Les Misérables isn't the sort of flashy, visually explosive title meant to dazzle TV buyers on the showroom floor. Instead, it's a fairly reserved, slightly dim, mildly soft image that does translate well to Blu-ray, even if it doesn't jump off the screen in every scene. Once the film gets past its uninspired opening with dim colors and poorly defined details, it settles into a pleasant, film-like production that produces adequate details and suitably natural colors beneath an extremely light grain structure. The image isn't alive with striking and complex textures, but it does capture basic facial lines well, and it also picks up rough clothing surfaces and period building textures well enough. The movie plays through a lot of darker stretches and gray surfaces that don't push a display's color capabilities to its limits, but brighter scenes reveal vibrant greens and splashes of color across better-lit and more resplendent settings. Black crush is a problem at times, as is light noise in darker scenes and a hint of blocking in a few places, but overall Sony has done a rather good job with a movie that doesn't really command much of a striking visual presence by its very design.


Les Misérables Blu-ray Movie, Audio Quality  4.0 of 5

Les Misérables arrives on Blu-ray with a balanced and satisfying DTS-HD Master Audio 5.1 lossless soundtrack. The presentation produces rather good musical clarity. The opening title score enjoys natural flow and stage presence.
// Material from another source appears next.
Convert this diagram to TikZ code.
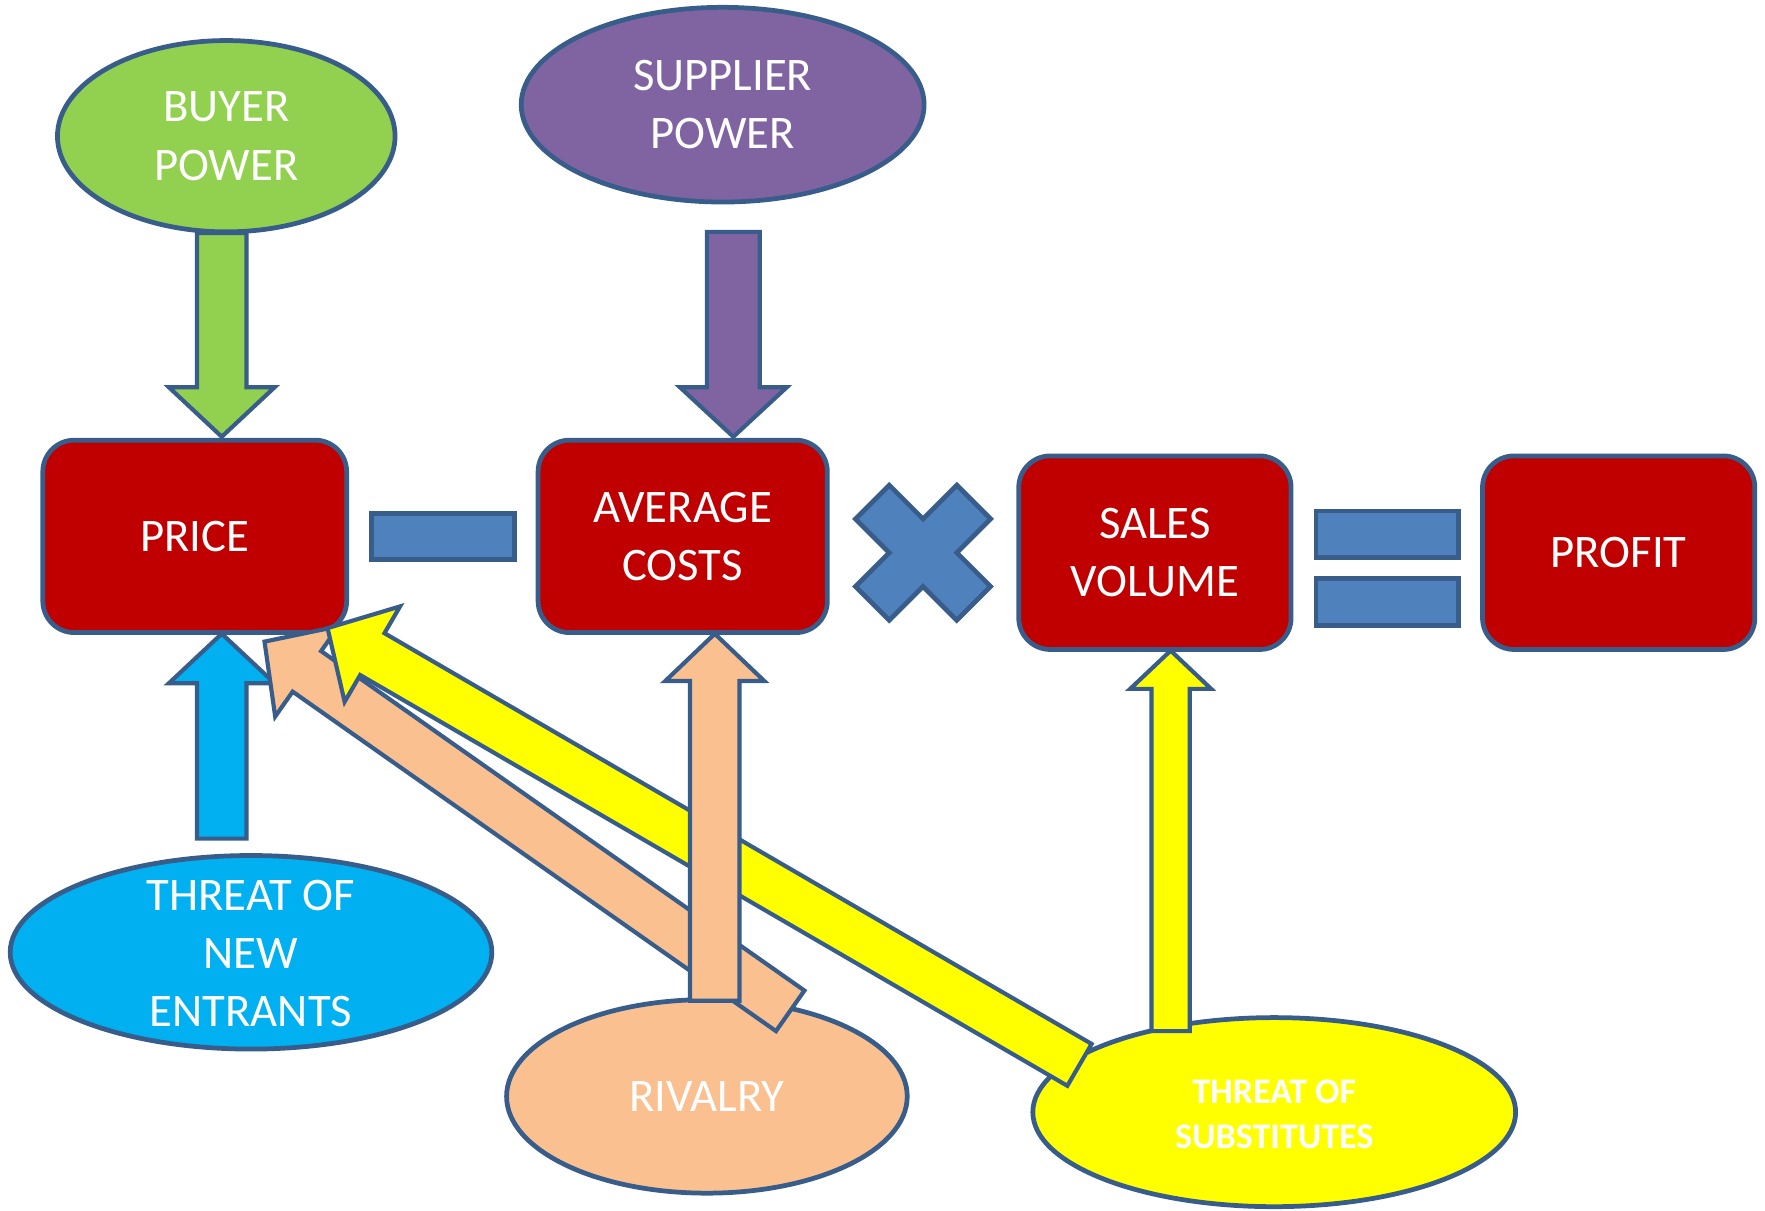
\documentclass[tikz,border=0pt]{standalone}
\usepackage{fontspec}
\setmainfont{Carlito}
\usetikzlibrary{calc,shapes.geometric}

\definecolor{edge}{HTML}{385D8A}
\definecolor{boxred}{HTML}{C00000}
\definecolor{opblue}{HTML}{4F81BD}
\definecolor{buyergreen}{HTML}{92D050}
\definecolor{supplierpurple}{HTML}{8064A2}
\definecolor{entrantcyan}{HTML}{00B0F0}
\definecolor{rivalpeach}{HTML}{FAC090}
\definecolor{substyellow}{HTML}{FFFF00}

\newcommand\mainfont{\fontsize{23.6}{29.5}\selectfont}
\newcommand\smallbold{\fontsize{18.2}{22.4}\selectfont\bfseries}

% Block arrow: #1 fill, #2 tail, #3 tip, #4 half shaft width, #5 half head width, #6 head length
\newcommand\blockarrow[6]{%
  \coordinate (ba-base) at ($(#3)!#6!(#2)$);
  \filldraw[arrowline, fill=#1]
    ($(#2)!#4!90:(#3)$) -- ($(ba-base)!#4!90:(#3)$) -- ($(ba-base)!#5!90:(#3)$)
    -- (#3)
    -- ($(ba-base)!#5!-90:(#3)$) -- ($(ba-base)!#4!-90:(#3)$) -- ($(#2)!#4!-90:(#3)$)
    -- cycle;
}

\begin{document}
\begin{tikzpicture}[x=0.02cm, y=-0.02cm,
  box/.style={rectangle, draw=edge, line width=2.4pt, fill=boxred, rounded corners=0.56cm,
    minimum width=5.4cm, minimum height=3.42cm, inner sep=0pt,
    text=white, font=\mainfont, align=center},
  oval/.style={ellipse, draw=edge, line width=2.4pt, inner sep=0pt},
  lbl/.style={text=white, font=\mainfont, align=center, inner sep=0pt},
  bar/.style={rectangle, draw=edge, line width=2.4pt, fill=opblue, inner sep=0pt},
  opshape/.style={draw=edge, line width=2.4pt, fill=opblue, line join=miter},
  arrowline/.style={draw=edge, line width=2.1pt, line join=miter, miter limit=20}]

\useasboundingbox (0,0) rectangle (1568,1075);

% Forces
\node[oval, fill=buyergreen, minimum width=6cm, minimum height=3.4cm] (buyer) at (201,121) {};
\node[lbl] (buyer-text) at (buyer) {BUYER\\POWER};
\node[oval, fill=supplierpurple, minimum width=7.16cm, minimum height=3.46cm] (supplier) at (642,93) {};
\node[lbl] (supplier-text) at (supplier) {SUPPLIER\\POWER};
\node[oval, fill=entrantcyan, minimum width=8.56cm, minimum height=3.44cm] (entrants) at (223,846) {};
\node[lbl] (entrants-text) at (223,847) {THREAT OF\\NEW\\ENTRANTS};
\node[oval, fill=rivalpeach, minimum width=7.12cm, minimum height=3.44cm] (rivalry) at (628,974) {};
\node[lbl] (rivalry-text) at (rivalry) {RIVALRY};
\node[oval, fill=substyellow, minimum width=8.58cm, minimum height=3.36cm] (substitutes) at (1132,988) {};
\node[lbl, font=\smallbold] (substitutes-text) at (1132,990) {THREAT OF\\SUBSTITUTES};

% Profit equation
\node[box] (price) at (173,476.5) {PRICE};
\node[box, minimum width=5.14cm] (avg) at (606.5,476.5) {AVERAGE\\COSTS};
\node[box, minimum width=4.84cm, minimum height=3.44cm] (sales) at (1026,491) {SALES\\VOLUME};
\node[box, minimum width=4.84cm, minimum height=3.44cm] (profit) at (1438,491) {PROFIT};

\node[bar, minimum width=2.54cm, minimum height=0.82cm] (minus) at (393.5,476.5) {};
\node[bar, minimum width=2.54cm, minimum height=0.82cm] (eq-top) at (1232.5,474.5) {};
\node[bar, minimum width=2.54cm, minimum height=0.84cm] (eq-bot) at (1232.5,535) {};

\coordinate (times) at (820,491);
\begin{scope}[shift={(times)}]
  \filldraw[opshape] (-30,-60) -- (0,-30) -- (30,-60) -- (60,-30) -- (30,0) -- (60,30)
    -- (30,60) -- (0,30) -- (-30,60) -- (-60,30) -- (-30,0) -- (-60,-30) -- cycle;
\end{scope}

% Arrow end points
\coordinate (green-tail) at (197,207);
\coordinate (green-tip) at (197,388);
\coordinate (purple-tail) at (651.5,206);
\coordinate (purple-tip) at (651.5,388);
\coordinate (cyan-tail) at (197,745);
\coordinate (cyan-tip) at (197,563);
\coordinate (peach-tail) at (635,889);
\coordinate (peach-tip) at (635,563);
\coordinate (yellow-tail) at (1040,916);
\coordinate (yellow-tip) at (1040,578);
\coordinate (peach-diag-tail) at (702,898);
\coordinate (peach-diag-tip) at (235,570);
\coordinate (yellow-diag-tail) at (959,946);
\coordinate (yellow-diag-tip) at (291,558);

% Arrows
\blockarrow{entrantcyan}{cyan-tail}{cyan-tip}{0.44cm}{0.94cm}{0.88cm}
\blockarrow{buyergreen}{green-tail}{green-tip}{0.44cm}{0.94cm}{0.88cm}
\blockarrow{supplierpurple}{purple-tail}{purple-tip}{0.47cm}{0.95cm}{0.88cm}
\blockarrow{rivalpeach}{peach-diag-tail}{peach-diag-tip}{0.44cm}{0.98cm}{0.92cm}
\blockarrow{substyellow}{yellow-diag-tail}{yellow-diag-tip}{0.43cm}{0.98cm}{0.92cm}
\blockarrow{rivalpeach}{peach-tail}{peach-tip}{0.44cm}{0.88cm}{0.84cm}
\blockarrow{substyellow}{yellow-tail}{yellow-tip}{0.34cm}{0.72cm}{0.68cm}

\end{tikzpicture}
\end{document}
One of the climactic moments enjoys superior presence, the track playing rather big, sweeping cinematic music with flair and natural aggressiveness that suits the moment very well. Light atmospheric effects are nicely implemented, whether trotting horses that are apt to appear in any speaker and traverse the entire stage or the general era city din that effectively transports listeners to the locale. Gunfire enjoys an aggressive presentation later in the film. The surrounds carry a fair amount of information in a natural, balanced sort of way, whether specific effects, light ambience, music, or gently reverberating dialogue in a courtroom scene. The film's general dialogue plays accurately and clearly from the center channel. This is a good, natural sound presentation from Sony.
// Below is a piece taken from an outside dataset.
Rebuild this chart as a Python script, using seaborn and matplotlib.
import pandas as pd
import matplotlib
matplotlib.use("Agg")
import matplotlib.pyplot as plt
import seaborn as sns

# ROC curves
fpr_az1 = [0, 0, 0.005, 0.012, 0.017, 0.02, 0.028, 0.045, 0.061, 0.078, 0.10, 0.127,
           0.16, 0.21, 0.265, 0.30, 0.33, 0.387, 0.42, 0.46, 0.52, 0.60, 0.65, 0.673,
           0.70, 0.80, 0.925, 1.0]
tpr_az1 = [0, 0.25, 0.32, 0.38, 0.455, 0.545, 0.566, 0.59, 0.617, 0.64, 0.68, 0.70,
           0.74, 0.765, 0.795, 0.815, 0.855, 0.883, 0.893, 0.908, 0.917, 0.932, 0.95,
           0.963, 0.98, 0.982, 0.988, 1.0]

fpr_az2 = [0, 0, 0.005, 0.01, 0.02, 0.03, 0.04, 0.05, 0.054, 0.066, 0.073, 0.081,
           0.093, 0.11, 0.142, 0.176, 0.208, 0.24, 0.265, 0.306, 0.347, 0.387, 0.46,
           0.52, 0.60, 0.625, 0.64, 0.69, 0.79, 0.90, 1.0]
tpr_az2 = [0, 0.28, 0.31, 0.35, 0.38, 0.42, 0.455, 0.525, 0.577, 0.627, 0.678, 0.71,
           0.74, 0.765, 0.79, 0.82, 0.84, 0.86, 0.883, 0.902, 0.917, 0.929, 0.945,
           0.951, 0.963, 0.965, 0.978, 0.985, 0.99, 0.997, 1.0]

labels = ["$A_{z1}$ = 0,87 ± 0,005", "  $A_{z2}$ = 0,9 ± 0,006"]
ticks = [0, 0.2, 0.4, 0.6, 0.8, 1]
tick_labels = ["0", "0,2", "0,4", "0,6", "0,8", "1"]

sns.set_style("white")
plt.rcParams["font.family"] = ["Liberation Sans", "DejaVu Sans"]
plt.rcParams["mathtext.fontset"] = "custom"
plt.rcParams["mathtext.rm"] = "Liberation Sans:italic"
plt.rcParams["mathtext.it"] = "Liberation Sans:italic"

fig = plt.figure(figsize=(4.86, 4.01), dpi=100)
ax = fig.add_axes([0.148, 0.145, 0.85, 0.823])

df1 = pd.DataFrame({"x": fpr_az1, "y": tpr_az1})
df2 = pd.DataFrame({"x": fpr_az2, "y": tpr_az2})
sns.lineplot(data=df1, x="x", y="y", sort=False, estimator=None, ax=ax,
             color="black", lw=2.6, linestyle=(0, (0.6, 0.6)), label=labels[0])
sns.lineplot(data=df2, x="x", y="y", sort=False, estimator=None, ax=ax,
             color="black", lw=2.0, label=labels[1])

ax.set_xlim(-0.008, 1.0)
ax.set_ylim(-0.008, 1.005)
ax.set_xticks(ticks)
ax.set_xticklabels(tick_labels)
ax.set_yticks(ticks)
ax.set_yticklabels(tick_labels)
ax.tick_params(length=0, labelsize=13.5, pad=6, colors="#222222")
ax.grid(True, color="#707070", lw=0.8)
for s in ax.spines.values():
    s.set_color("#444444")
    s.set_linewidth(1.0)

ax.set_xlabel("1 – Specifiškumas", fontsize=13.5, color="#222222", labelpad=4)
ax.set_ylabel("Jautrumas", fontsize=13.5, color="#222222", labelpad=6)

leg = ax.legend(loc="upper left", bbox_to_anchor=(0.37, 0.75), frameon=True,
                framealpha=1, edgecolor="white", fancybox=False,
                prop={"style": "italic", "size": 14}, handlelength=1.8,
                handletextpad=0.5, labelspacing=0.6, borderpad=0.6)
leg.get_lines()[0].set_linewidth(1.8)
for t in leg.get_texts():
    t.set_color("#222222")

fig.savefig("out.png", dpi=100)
Les Misérables Blu-ray Movie, Special Features and Extras  0.5 of 5

Aside from a UV Digital Copy code, all that's included is the supplement A First Look at 'Les Misérables' (480p, 3:36), a brief look at the cast and the story, comprised primarily of film clips and short interview snippets.


Les Misérables Blu-ray Movie, Overall Score and Recommendation  3.0 of 5

Billie August's 1998 take on Les Misérables isn't heralded as the classic it deserves to be. It's a brilliant film adaptation of one of the world's great works of literature, one that's strikingly simple and streamlined but nevertheless filling and greatly satisfying. It captures the essence of Hugo's story beautifully, largely through the wonderful performances of Liam Neeson and Geoffrey Rush who share an uncanny screen chemistry and feed off of one another's characters and motives along the way to shaping one of the great tales of freedom, redemption, self-discovery, second chances, and promises kept. Sony's Blu-ray release of Les Misérables sadly lacks even a basic supplemental package, but the studio has delivered satisfying video and audio presentations. Highly recommend on the strength of the film.